(Records from a data source)

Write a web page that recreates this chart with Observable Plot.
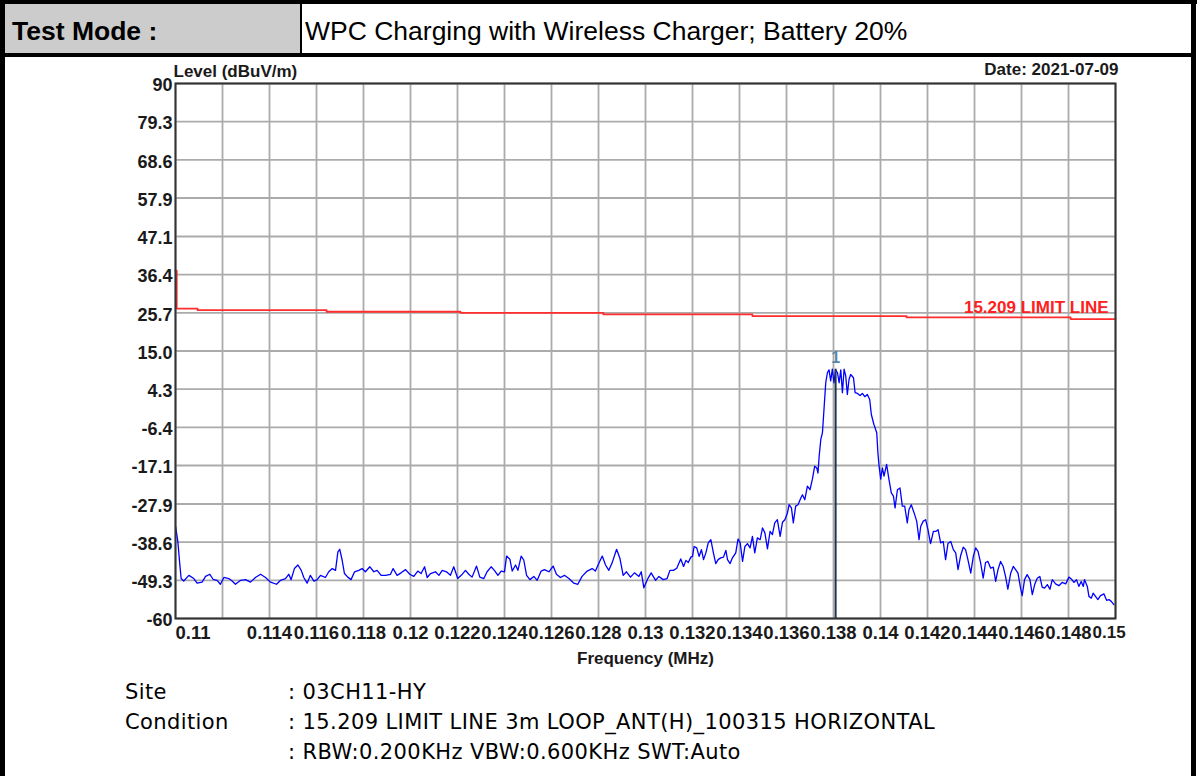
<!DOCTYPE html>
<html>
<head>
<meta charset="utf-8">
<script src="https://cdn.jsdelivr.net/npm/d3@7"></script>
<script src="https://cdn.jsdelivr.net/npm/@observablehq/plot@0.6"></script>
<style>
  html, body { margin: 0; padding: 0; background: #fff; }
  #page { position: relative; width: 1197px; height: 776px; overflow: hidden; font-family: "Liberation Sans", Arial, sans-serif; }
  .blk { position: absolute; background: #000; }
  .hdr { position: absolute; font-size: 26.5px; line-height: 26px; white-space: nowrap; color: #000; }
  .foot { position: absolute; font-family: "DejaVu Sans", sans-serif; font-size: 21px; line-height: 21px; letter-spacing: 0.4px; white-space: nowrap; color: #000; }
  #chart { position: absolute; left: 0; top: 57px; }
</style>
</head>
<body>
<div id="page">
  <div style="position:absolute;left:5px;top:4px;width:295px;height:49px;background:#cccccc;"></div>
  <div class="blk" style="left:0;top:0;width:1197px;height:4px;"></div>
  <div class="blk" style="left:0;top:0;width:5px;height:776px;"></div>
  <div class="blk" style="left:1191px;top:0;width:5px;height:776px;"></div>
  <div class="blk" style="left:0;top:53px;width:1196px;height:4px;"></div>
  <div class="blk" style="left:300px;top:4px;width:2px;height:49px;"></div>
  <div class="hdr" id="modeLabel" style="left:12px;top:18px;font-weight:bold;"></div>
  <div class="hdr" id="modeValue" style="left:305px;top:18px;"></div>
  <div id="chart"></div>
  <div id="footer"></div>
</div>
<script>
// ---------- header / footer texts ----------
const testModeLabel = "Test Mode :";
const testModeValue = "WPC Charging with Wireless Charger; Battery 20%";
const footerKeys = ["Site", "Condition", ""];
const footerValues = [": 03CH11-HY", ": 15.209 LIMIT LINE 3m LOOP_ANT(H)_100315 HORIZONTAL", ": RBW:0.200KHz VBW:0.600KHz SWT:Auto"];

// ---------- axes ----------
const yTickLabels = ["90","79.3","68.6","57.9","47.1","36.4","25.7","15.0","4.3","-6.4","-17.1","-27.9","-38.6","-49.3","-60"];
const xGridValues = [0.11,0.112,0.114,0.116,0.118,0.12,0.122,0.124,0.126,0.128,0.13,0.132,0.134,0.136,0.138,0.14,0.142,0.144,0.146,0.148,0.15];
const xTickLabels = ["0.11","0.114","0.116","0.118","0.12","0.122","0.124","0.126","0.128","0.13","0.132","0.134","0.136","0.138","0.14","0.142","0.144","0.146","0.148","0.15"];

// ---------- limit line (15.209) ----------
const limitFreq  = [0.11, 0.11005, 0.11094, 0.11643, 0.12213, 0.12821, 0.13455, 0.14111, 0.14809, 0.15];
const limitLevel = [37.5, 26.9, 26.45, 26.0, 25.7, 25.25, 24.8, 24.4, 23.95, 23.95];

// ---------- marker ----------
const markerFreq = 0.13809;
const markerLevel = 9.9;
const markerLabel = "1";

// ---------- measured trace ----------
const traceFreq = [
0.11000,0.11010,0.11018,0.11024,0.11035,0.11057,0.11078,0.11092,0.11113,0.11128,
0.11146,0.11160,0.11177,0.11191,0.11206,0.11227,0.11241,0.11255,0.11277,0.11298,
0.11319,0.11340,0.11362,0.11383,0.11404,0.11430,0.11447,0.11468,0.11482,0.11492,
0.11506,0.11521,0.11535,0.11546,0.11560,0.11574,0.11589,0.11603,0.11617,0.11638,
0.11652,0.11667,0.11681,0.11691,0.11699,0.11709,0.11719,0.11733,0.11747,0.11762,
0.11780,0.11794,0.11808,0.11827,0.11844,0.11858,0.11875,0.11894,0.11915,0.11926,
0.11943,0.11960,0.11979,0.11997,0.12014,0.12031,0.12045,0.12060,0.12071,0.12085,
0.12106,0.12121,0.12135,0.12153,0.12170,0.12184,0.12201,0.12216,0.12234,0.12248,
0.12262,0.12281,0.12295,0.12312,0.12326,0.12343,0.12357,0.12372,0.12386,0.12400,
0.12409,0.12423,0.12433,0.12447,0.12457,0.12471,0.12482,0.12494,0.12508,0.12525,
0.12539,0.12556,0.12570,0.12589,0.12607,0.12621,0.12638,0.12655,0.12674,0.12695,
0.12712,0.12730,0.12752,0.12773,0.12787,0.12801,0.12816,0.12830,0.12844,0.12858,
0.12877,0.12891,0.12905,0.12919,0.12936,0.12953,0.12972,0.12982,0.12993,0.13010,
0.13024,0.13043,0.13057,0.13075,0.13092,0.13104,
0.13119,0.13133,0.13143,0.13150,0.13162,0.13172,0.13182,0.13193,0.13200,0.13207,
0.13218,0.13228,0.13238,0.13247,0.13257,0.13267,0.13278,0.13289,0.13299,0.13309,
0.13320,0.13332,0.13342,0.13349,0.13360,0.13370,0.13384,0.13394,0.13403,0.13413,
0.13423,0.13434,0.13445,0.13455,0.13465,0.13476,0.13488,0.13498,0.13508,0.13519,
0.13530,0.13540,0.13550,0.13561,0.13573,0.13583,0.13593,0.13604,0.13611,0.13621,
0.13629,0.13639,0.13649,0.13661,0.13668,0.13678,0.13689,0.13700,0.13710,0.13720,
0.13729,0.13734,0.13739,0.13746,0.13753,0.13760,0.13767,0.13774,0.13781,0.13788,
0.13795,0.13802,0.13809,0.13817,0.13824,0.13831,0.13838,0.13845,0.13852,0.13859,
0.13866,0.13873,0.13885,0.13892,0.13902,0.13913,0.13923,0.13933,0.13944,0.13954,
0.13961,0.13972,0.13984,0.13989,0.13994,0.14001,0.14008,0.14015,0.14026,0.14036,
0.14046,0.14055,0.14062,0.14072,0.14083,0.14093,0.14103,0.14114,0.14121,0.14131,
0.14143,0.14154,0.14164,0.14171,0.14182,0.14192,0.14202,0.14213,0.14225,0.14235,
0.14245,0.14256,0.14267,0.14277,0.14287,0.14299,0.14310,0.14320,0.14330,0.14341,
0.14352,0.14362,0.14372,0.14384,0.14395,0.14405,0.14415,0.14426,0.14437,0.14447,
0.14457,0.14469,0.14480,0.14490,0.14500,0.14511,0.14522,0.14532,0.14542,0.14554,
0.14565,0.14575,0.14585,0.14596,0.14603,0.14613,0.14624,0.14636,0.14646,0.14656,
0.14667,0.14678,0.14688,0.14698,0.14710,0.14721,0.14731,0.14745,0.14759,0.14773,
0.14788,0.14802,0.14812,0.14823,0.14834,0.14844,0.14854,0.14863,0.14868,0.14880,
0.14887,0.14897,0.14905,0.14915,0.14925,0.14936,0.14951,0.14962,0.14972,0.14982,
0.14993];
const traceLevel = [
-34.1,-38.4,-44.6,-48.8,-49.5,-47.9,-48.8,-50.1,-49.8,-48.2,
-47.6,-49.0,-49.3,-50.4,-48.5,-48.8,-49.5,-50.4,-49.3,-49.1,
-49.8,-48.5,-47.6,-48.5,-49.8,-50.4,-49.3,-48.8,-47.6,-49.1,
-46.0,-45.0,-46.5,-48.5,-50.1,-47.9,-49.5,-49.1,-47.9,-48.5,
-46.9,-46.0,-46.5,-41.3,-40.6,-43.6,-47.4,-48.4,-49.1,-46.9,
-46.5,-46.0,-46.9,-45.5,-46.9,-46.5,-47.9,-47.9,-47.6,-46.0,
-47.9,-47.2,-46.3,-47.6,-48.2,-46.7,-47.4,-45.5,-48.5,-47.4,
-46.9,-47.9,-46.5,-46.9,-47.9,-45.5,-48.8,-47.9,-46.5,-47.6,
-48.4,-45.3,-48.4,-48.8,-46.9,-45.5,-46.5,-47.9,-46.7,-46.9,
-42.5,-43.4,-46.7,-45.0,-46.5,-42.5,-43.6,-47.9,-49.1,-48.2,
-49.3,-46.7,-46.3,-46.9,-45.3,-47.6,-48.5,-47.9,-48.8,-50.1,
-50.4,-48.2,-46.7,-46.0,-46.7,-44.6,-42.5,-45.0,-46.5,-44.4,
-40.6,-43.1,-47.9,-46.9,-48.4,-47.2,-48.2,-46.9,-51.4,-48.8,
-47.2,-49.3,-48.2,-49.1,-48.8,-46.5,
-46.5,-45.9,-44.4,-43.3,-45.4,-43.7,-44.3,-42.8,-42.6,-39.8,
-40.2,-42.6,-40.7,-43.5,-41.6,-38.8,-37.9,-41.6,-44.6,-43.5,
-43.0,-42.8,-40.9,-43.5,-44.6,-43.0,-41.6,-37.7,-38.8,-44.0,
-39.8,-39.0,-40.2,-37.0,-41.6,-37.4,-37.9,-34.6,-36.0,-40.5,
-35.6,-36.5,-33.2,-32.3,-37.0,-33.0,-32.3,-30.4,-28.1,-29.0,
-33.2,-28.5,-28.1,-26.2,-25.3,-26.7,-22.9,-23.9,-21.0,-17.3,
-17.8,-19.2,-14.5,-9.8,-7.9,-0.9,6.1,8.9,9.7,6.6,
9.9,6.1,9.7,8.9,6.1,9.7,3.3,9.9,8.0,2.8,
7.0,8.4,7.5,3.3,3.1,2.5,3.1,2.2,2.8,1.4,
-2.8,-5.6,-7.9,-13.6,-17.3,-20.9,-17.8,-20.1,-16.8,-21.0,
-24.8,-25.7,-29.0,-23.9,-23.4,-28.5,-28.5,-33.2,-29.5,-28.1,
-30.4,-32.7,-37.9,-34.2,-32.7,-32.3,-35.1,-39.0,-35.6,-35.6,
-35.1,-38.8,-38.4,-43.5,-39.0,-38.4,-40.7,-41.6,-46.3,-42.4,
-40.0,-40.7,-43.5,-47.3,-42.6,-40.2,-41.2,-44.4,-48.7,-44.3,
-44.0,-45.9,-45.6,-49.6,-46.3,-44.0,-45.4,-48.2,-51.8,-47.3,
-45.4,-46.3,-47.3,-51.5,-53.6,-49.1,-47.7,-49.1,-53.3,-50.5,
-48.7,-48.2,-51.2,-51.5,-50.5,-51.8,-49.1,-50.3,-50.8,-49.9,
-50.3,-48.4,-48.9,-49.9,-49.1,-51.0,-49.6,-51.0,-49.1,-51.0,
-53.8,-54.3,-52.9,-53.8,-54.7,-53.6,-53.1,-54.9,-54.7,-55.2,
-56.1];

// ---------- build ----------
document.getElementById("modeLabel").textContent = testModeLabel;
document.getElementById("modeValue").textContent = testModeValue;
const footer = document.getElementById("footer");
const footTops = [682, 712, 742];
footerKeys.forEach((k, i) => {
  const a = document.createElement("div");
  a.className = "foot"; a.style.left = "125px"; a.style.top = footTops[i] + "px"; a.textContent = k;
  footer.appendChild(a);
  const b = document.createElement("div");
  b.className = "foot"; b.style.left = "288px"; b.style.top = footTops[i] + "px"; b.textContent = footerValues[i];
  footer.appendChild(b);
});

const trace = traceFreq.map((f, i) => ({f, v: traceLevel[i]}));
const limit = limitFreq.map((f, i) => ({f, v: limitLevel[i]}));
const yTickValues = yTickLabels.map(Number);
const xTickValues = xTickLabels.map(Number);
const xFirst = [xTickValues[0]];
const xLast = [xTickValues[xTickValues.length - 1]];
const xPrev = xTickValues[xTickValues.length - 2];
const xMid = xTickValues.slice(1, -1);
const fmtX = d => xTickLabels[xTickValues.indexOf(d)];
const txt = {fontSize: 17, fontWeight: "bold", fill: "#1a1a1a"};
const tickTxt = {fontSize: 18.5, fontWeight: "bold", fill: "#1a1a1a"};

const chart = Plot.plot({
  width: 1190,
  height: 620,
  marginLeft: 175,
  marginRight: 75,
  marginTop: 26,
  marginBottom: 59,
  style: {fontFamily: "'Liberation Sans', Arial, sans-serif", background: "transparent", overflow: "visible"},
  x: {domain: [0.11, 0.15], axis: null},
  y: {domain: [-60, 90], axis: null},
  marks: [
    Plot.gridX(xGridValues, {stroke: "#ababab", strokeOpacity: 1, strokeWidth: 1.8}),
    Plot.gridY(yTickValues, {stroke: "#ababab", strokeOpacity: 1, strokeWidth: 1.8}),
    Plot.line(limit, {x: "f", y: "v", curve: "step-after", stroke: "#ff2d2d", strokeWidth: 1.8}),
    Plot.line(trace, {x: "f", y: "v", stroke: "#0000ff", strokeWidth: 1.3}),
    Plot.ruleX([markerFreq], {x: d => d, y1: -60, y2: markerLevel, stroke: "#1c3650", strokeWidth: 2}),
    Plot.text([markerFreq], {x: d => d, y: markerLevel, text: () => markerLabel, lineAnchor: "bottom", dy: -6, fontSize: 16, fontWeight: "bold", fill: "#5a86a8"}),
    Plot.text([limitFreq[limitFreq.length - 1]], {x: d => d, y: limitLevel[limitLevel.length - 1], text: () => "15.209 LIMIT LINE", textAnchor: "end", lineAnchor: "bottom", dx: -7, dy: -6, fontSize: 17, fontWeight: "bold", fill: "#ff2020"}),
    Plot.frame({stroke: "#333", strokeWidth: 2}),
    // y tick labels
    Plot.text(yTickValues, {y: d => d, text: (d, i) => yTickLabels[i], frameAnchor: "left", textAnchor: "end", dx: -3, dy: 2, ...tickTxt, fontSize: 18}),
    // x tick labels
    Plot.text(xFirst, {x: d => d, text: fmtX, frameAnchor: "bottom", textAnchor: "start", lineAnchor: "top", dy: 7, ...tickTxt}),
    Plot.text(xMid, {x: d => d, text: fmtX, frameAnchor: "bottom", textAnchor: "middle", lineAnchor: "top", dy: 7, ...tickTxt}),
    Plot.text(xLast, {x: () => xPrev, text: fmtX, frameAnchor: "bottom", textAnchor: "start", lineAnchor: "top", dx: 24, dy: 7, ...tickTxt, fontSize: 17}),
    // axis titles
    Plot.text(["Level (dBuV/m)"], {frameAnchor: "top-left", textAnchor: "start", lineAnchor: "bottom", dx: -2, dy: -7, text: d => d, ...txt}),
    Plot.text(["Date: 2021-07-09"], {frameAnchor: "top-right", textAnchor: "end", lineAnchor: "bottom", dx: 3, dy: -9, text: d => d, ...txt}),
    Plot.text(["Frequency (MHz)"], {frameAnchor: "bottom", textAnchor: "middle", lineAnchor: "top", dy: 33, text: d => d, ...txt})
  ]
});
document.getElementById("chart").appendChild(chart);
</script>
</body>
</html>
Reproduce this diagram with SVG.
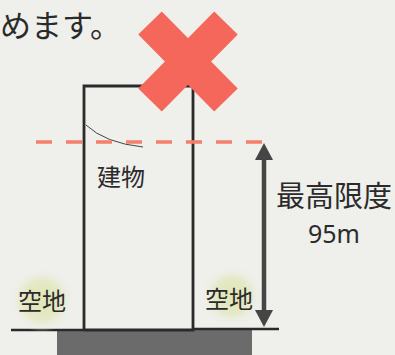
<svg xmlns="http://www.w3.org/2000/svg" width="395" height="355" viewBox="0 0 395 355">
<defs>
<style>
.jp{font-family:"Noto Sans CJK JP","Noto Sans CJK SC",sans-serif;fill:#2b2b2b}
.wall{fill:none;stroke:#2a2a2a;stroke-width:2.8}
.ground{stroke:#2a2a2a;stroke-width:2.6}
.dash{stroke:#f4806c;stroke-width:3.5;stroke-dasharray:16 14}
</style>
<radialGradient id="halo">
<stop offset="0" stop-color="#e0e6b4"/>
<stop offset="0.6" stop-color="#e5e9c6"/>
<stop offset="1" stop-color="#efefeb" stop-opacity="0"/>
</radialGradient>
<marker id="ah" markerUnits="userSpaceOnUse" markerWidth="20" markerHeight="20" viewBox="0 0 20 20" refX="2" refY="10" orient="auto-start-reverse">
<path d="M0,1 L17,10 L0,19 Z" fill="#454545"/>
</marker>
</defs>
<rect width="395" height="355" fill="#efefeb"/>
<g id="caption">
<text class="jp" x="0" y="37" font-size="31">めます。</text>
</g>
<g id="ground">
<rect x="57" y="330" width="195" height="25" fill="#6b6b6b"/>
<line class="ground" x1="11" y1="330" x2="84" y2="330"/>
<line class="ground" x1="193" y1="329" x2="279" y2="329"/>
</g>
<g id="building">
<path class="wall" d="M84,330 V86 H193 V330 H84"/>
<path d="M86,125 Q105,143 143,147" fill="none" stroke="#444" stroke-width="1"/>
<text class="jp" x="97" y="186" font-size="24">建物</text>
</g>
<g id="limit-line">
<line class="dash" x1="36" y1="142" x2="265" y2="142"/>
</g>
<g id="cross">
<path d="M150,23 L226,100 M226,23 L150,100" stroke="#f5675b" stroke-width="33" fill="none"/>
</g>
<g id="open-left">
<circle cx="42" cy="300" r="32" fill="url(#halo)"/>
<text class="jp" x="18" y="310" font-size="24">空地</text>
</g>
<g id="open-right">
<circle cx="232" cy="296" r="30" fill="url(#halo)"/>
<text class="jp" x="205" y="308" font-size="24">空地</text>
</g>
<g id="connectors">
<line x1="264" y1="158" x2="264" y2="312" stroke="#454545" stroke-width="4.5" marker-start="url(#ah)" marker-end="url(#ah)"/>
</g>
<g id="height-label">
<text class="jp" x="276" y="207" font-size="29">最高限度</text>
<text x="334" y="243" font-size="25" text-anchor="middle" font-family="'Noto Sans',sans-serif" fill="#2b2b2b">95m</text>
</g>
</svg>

* **Exercise**: Only the number is wanted: how many lines of the material above include the word "chart"?

* **Solution for this task**: 5